§ Given information:

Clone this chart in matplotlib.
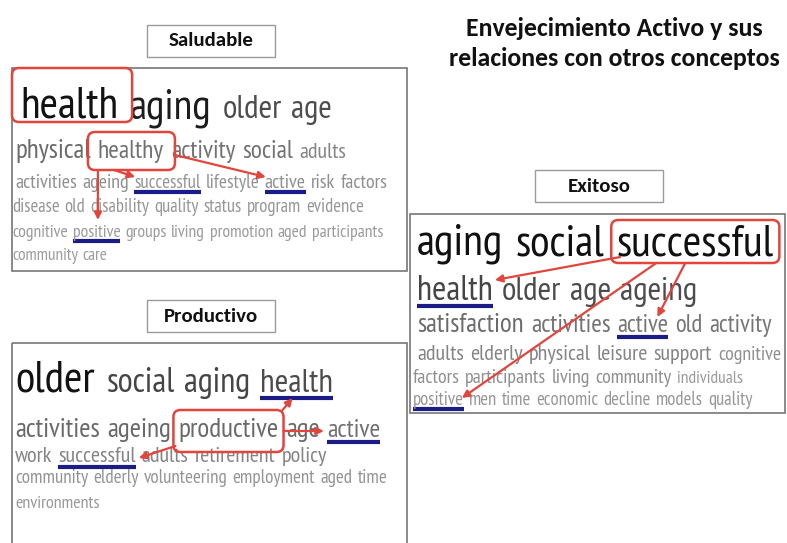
import matplotlib.pyplot as plt
import matplotlib.font_manager as fm
from matplotlib.patches import FancyBboxPatch, Rectangle

# palabras de cada nube, por fila, con su peso relativo (frecuencia)
saludable_words = [
    ['health', 'aging', 'older', 'age'],
    ['physical', 'healthy', 'activity', 'social', 'adults'],
    ['activities', 'ageing', 'successful', 'lifestyle', 'active', 'risk', 'factors'],
    ['disease', 'old', 'disability', 'quality', 'status', 'program', 'evidence'],
    ['cognitive', 'positive', 'groups', 'living', 'promotion', 'aged', 'participants'],
    ['community', 'care'],
]
saludable_weights = [
    [9.3, 8.7, 6.0, 5.9],
    [4.3, 3.9, 3.9, 3.9, 2.9],
    [2.3, 2.3, 2.0, 2.1, 2.3, 2.3, 2.3],
    [1.9, 1.9, 1.9, 1.9, 1.9, 1.9, 1.9],
    [1.6, 1.6, 1.6, 1.6, 1.6, 1.6, 1.6],
    [1.5, 1.5],
]

productivo_words = [
    ['older', 'social', 'aging', 'health'],
    ['activities', 'ageing', 'productive', 'age', 'active'],
    ['work', 'successful', 'adults', 'retirement', 'policy'],
    ['community', 'elderly', 'volunteering', 'employment', 'aged', 'time'],
    ['environments'],
]
productivo_weights = [
    [9.3, 6.4, 6.4, 6.0],
    [4.4, 4.4, 4.4, 4.3, 4.0],
    [2.9, 2.9, 2.9, 2.9, 2.9],
    [2.0, 2.0, 2.0, 2.0, 2.0, 2.0],
    [1.7],
]

exitoso_words = [
    ['aging', 'social', 'successful'],
    ['health', 'older', 'age', 'ageing'],
    ['satisfaction', 'activities', 'active', 'old', 'activity'],
    ['adults', 'elderly', 'physical', 'leisure', 'support', 'cognitive'],
    ['factors', 'participants', 'living', 'community', 'individuals'],
    ['positive', 'men', 'time', 'economic', 'decline', 'models', 'quality'],
]
exitoso_weights = [
    [9.4, 9.4, 9.4],
    [6.4, 6.0, 6.0, 6.0],
    [4.3, 3.9, 3.7, 3.7, 3.7],
    [2.9, 2.9, 2.9, 2.9, 2.9, 2.3],
    [2.3, 2.3, 2.3, 2.3, 1.6],
    [1.9, 1.9, 1.9, 1.9, 1.9, 1.9, 1.9],
]

W, H = 787, 543
RED = '#e2453c'
NAVY = '#1c1c86'

names = {f.name for f in fm.fontManager.ttflist}


def first_font(cands):
    for c in cands:
        if c in names:
            return c
    return 'DejaVu Sans'


cloud_font = first_font(['Liberation Sans Narrow', 'PT Sans Narrow', 'Archivo Narrow',
                         'Roboto Condensed', 'Asap Condensed', 'Liberation Sans'])
title_font = first_font(['Carlito', 'Lato'])

fig = plt.figure(figsize=(W / 100, H / 100), dpi=100)
ax = fig.add_axes([0, 0, 1, 1])
ax.set_xlim(0, W)
ax.set_ylim(H, 0)
ax.axis('off')
renderer = fig.canvas.get_renderer()


def size_px(w):
    return 12 + 3.5 * w


def gray(w):
    g = min(max(0.72 - 0.07 * w, 0.05), 0.7)
    return (g, g, g)


def cloud(words, weights, starts, baselines):
    pos = {}
    for row, wts, x, y in zip(words, weights, starts, baselines):
        for word, wt in zip(row, wts):
            px = size_px(wt)
            t = ax.text(x, y, word, fontsize=px * 0.72, family=cloud_font,
                        color=gray(wt), ha='left', va='baseline')
            bb = t.get_window_extent(renderer)
            pos[word] = (x, x + bb.width, y, px)
            x += bb.width + 0.27 * px
    return pos


def underline(p):
    x0, x1, y, px = p
    yy = y + 0.12 * px + 2
    ax.plot([x0, x1], [yy, yy], color=NAVY, lw=3, solid_capstyle='butt')


def red_box(p, left, right, top, bottom):
    x0, x1, y, px = p
    bx0, bx1 = x0 - left, x1 + right
    by0, by1 = y - top, y + bottom
    ax.add_patch(FancyBboxPatch((bx0, by0), bx1 - bx0, by1 - by0,
                                boxstyle='round,pad=0,rounding_size=7',
                                fc='none', ec=RED, lw=1.8, zorder=5))
    return bx0, bx1, by0, by1


def arrow(src, dst):
    ax.annotate('', xy=dst, xytext=src,
                arrowprops=dict(arrowstyle='-|>', color=RED, lw=1.6,
                                mutation_scale=11, shrinkA=0, shrinkB=0),
                zorder=6)


def label_box(cx, cy, text):
    ax.add_patch(Rectangle((cx - 64, cy - 16), 128, 32, fc='white', ec='#9a9a9a', lw=1.0))
    ax.text(cx, cy, text, ha='center', va='center', fontsize=15,
            fontweight='bold', family=title_font, color='#111111')


# titulo
ax.text(614, 28, 'Envejecimiento Activo y sus', ha='center', va='center',
        fontsize=18.5, fontweight='bold', family=title_font, color='#111111')
ax.text(614, 58, 'relaciones con otros conceptos', ha='center', va='center',
        fontsize=18.5, fontweight='bold', family=title_font, color='#111111')

# --- Saludable ---
label_box(211, 41, 'Saludable')
ax.add_patch(Rectangle((12, 68), 395, 203, fc='none', ec='#777777', lw=1.2))
sal = cloud(saludable_words, saludable_weights,
            [20, 15, 15, 12, 12, 12], [118, 158, 188, 212, 237, 260])
red_box(sal['health'], 8, 14, 50, 4)
hx0, hx1, hy0, hy1 = red_box(sal['healthy'], 10, 11, 26, 12)
for w in ['successful', 'active', 'positive']:
    underline(sal[w])
a = sal['active']
arrow((hx1, hy0 + 23), (a[0] + 1, a[2] - 11))
s = sal['successful']
arrow((hx0 + 26, hy1), (s[0] + 1, s[2] - 11))
p = sal['positive']
arrow((hx0 + 10, hy1), (hx0 + 10, p[2] - 17))

# --- Productivo ---
label_box(211, 316, 'Productivo')
ax.add_patch(Rectangle((12, 343), 395, 260, fc='none', ec='#777777', lw=1.2))
pro = cloud(productivo_words, productivo_weights,
            [15, 15, 15, 15, 15], [392, 437, 462, 483, 508])
bx0, bx1, by0, by1 = red_box(pro['productive'], 5, 5, 27, 15)
for w in ['health', 'active', 'successful']:
    underline(pro[w])
h = pro['health']
arrow((bx1 - 1, by0), (h[0] + 0.45 * (h[1] - h[0]), h[2] + 6))
a = pro['active']
arrow((bx1, by0 + 21), (a[0] - 3, a[2] - 6))
s = pro['successful']
arrow((bx0 + 2, by1 - 6), (s[1] + 3, s[2] - 4))

# --- Exitoso ---
label_box(599, 186, 'Exitoso')
ax.add_patch(Rectangle((410, 214), 375, 199, fc='none', ec='#777777', lw=1.2))
exi = cloud(exitoso_words, exitoso_weights,
            [417, 417, 417, 417, 413, 413], [255, 300, 332, 360, 383, 405])
ex0, ex1, ey0, ey1 = red_box(exi['successful'], 5, 6, 35, 8)
for w in ['health', 'active', 'positive']:
    underline(exi[w])
h = exi['health']
arrow((ex0 + 9, ey1 - 6), (h[1] + 2, h[2] - 20))
p = exi['positive']
arrow((ex0 + 45, ey1), (p[1] - 2, p[2] - 7))
a = exi['active']
arrow((ex0 + 74, ey1), (a[0] + 40, a[2] - 15))

fig.savefig('out.png', dpi=100)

§ Aim of the exercise: Leave out the pictures and restate, word for word, the lines from the top of the data through the line containing "from matplotlib.patches import", both included.

§ Correct output:
Clone this chart in matplotlib.
import matplotlib.pyplot as plt
import matplotlib.font_manager as fm
from matplotlib.patches import FancyBboxPatch, Rectangle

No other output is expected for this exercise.